There are more examples in scripture about bad associations and alliances via friendship. Remember the account of Haman in the book of Esther? He was the one who had gallows built for the purpose of hanging and killing Mordecai, but ended up hanging on them himself. Guess what? The gallows weren't Haman's idea. According to Esther 5:14, this suggestion came from Haman's wife and friends. Haman's ungodly friends became a source of his death. Pashur, an enemy of Jeremiah, had judgment pronounced upon him in Jeremiah 20:6. The related problem here is that judgment was also pronounced on his friends that he had been prophesying lies to. If you lack wisdom choosing friends, remember that God will give wisdom liberally for the asking. Choosing friends, just as many things Christians do, is actually a matter of life and death. Choose wisely.
- Don't Wear Out Your Welcome - Be Discerning (Proverbs 25:17): This verse is so unfamiliar and possibly shocking that it should be printed. "Withdraw thy foot from thy neighbour's house; lest he be weary of thee, and so hate thee.' The Holy Ghost Himself is stating that it's possible to get on someone's nerves. Everybody needs some space (some "me-time" if you will) at some time or another. Single people need it. Married people need it. You need time alone with the Lord and you need time alone with yourself to take care of your business and gather your thoughts. You can't accomplish this if you're always in someone's presence. I'm glad the Lord created us with a limit such as this. The word "weary" in this passage means to be satisfied. In other words, there is a point of "satisfaction" that we reach with one another as friends that we should not violate. When we cross this line, it results in what appears to be moodiness, agitation and short-temperedness. Both the person wearing out his/her welcome and the person who is being worn out need to be aware of these warning signs and submit to them so that the friendship does not become threatened or proceed into discord. When someone has had their "fill" of you, go home. Don't be offended. You need time for yourself as well. If someone is "getting on your nerves", don't hyperbolize the situation and blame it on them. Recognize and be willing to communicate the fact that you need some time to yourself. Be discerning (sharp, wise, understanding of the situation) and respond in a godly manner. Recognition of this "warning sign" makes for healthy friendships.

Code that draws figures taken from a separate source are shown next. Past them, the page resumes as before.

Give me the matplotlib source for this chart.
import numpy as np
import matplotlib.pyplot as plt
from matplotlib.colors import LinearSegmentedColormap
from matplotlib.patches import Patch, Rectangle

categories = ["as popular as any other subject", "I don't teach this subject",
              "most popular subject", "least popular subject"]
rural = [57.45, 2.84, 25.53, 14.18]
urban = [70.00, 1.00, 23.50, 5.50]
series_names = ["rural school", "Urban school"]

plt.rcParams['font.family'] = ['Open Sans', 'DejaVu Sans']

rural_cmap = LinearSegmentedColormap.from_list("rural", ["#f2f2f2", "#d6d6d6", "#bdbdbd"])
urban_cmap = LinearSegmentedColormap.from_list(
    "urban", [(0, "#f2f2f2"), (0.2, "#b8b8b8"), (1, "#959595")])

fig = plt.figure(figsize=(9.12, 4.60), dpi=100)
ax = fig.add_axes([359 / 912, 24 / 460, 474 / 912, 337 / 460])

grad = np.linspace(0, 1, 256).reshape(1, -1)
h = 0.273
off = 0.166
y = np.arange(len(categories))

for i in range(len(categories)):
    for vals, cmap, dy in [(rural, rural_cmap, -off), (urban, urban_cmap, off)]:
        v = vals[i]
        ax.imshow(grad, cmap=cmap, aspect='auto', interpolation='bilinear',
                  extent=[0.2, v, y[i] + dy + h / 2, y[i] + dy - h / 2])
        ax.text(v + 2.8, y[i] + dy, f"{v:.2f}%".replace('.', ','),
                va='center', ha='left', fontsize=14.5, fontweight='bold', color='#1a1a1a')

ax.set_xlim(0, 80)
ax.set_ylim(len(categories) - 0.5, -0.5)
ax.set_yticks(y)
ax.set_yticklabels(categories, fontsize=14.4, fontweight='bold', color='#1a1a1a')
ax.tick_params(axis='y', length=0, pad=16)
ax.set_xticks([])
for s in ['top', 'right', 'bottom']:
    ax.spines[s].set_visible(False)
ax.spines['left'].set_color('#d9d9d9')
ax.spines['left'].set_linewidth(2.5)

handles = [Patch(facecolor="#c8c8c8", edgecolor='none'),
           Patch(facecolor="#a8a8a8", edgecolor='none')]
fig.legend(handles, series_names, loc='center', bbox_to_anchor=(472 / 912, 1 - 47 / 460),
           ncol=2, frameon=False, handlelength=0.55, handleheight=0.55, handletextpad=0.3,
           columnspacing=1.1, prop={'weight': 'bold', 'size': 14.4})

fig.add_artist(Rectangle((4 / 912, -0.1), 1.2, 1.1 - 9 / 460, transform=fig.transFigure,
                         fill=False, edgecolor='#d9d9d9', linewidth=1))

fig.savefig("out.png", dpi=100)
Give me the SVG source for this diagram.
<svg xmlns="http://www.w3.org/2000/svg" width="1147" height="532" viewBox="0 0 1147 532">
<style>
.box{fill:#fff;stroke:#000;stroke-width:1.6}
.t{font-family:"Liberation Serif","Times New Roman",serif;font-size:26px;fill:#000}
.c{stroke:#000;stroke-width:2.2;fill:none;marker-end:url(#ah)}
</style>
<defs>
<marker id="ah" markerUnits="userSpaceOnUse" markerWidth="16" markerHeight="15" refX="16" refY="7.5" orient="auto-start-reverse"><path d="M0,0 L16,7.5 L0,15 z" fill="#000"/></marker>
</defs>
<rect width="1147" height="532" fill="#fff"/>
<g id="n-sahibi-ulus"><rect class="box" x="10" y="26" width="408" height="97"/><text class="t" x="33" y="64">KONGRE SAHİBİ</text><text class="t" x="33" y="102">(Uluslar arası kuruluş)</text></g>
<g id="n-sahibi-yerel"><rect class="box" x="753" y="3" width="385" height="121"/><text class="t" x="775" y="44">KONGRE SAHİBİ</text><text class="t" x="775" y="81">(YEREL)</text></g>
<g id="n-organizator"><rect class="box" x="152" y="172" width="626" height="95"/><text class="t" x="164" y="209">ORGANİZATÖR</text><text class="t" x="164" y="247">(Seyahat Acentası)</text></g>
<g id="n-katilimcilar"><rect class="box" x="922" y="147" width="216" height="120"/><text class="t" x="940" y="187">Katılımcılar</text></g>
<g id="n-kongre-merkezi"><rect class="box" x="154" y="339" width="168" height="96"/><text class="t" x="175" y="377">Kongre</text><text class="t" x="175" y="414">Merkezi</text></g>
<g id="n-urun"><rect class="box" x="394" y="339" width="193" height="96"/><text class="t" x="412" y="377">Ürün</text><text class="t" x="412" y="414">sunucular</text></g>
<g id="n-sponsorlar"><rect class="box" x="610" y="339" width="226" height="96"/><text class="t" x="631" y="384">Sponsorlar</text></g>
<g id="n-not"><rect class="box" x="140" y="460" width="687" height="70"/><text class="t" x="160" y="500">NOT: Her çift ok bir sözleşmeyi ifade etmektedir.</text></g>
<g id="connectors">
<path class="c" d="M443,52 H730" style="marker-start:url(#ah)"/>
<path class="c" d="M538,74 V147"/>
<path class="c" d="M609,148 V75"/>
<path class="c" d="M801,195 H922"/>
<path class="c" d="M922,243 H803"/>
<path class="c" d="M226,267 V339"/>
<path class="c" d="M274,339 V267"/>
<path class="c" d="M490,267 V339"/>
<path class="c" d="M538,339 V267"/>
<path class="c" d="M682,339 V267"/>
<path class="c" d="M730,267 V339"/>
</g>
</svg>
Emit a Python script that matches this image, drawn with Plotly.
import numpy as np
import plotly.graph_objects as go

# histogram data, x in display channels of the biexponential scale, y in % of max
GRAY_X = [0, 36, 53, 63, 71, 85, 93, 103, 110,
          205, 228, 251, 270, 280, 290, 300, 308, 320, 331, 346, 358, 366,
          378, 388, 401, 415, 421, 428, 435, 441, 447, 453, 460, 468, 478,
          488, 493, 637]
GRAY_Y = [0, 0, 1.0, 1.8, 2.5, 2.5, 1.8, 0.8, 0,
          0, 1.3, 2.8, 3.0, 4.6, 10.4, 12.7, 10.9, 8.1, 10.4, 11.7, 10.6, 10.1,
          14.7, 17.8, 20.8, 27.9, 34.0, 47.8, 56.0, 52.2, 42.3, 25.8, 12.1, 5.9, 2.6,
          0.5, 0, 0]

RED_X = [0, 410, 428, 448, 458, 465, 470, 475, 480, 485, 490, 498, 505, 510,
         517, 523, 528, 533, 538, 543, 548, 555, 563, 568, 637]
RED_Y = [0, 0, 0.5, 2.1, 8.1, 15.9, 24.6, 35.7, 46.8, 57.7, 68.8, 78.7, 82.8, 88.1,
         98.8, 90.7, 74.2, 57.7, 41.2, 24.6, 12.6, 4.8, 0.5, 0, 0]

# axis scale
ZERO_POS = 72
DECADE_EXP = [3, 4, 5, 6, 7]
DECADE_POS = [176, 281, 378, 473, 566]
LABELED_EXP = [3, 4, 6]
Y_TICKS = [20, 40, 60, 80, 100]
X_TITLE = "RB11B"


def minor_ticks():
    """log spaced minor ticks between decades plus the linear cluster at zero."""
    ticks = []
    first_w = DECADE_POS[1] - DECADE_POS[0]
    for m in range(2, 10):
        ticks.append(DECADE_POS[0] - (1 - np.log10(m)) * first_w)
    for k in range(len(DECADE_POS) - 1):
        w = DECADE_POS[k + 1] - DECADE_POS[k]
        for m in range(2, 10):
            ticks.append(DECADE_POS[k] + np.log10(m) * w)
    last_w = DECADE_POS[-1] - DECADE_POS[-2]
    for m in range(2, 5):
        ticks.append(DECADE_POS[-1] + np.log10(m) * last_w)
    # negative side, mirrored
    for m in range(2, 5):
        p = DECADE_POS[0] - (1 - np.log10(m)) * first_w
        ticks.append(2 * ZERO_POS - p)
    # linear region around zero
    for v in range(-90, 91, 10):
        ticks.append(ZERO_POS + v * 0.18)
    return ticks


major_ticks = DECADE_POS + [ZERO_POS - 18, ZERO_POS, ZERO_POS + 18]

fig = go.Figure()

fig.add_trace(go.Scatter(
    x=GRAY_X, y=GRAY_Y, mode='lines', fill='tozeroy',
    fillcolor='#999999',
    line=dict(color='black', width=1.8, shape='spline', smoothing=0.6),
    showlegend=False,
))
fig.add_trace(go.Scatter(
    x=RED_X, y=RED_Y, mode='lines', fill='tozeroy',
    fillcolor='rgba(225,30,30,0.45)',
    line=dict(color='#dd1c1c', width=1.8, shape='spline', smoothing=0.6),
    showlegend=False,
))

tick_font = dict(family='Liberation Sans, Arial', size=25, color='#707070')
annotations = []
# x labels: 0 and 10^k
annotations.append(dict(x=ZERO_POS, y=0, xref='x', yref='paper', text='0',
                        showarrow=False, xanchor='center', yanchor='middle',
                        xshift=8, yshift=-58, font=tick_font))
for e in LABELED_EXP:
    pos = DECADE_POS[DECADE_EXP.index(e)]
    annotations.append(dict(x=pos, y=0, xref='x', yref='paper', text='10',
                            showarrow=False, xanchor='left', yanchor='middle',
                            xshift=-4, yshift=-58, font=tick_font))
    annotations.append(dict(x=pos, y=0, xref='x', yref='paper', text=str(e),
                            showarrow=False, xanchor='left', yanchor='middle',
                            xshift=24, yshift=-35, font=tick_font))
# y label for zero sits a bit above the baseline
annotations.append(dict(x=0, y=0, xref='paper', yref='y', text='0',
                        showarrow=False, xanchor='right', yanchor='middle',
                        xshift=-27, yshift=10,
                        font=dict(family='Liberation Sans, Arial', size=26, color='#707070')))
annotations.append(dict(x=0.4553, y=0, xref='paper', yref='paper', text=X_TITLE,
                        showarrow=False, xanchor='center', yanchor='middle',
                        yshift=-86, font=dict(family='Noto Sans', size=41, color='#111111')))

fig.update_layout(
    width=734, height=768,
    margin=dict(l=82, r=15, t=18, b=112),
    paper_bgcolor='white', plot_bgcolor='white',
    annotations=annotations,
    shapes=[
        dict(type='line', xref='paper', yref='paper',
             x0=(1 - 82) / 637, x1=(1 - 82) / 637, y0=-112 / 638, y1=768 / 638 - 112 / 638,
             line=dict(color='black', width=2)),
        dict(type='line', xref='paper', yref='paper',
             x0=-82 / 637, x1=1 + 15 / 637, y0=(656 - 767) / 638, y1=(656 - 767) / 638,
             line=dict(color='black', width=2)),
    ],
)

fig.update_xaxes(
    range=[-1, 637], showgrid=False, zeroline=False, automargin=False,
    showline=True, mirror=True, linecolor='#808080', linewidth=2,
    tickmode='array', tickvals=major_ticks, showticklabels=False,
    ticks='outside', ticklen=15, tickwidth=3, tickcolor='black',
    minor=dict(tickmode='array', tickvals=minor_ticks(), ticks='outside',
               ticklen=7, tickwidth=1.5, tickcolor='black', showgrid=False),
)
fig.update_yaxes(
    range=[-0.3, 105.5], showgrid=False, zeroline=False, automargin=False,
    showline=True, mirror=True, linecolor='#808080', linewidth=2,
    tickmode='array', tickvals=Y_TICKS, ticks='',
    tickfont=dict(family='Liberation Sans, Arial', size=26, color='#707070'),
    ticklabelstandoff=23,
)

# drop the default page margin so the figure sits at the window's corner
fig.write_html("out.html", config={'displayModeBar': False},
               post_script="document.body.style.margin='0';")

Jesus had friends. Paul had friends. David had friends. John had friends. We will also have friends. More importantly, we are all someone's friend. How are you handling your commitment as a friend? Can you be counted on? Are you open? Have you chosen your friends wisely or are you fellowshipping with devils? Do you enhance other's lives? Are you capable of providing godly counsel? Have you ever honored your friends above the word of God? Do you?
Let's examine ourselves in these things and accept the challenge that friendship brings. It'll bless us at work, at home, with our brothers and sisters in Christ and in marriage (if the Lord sees fit to grant you this gift). We need friendship. Let's be good at it.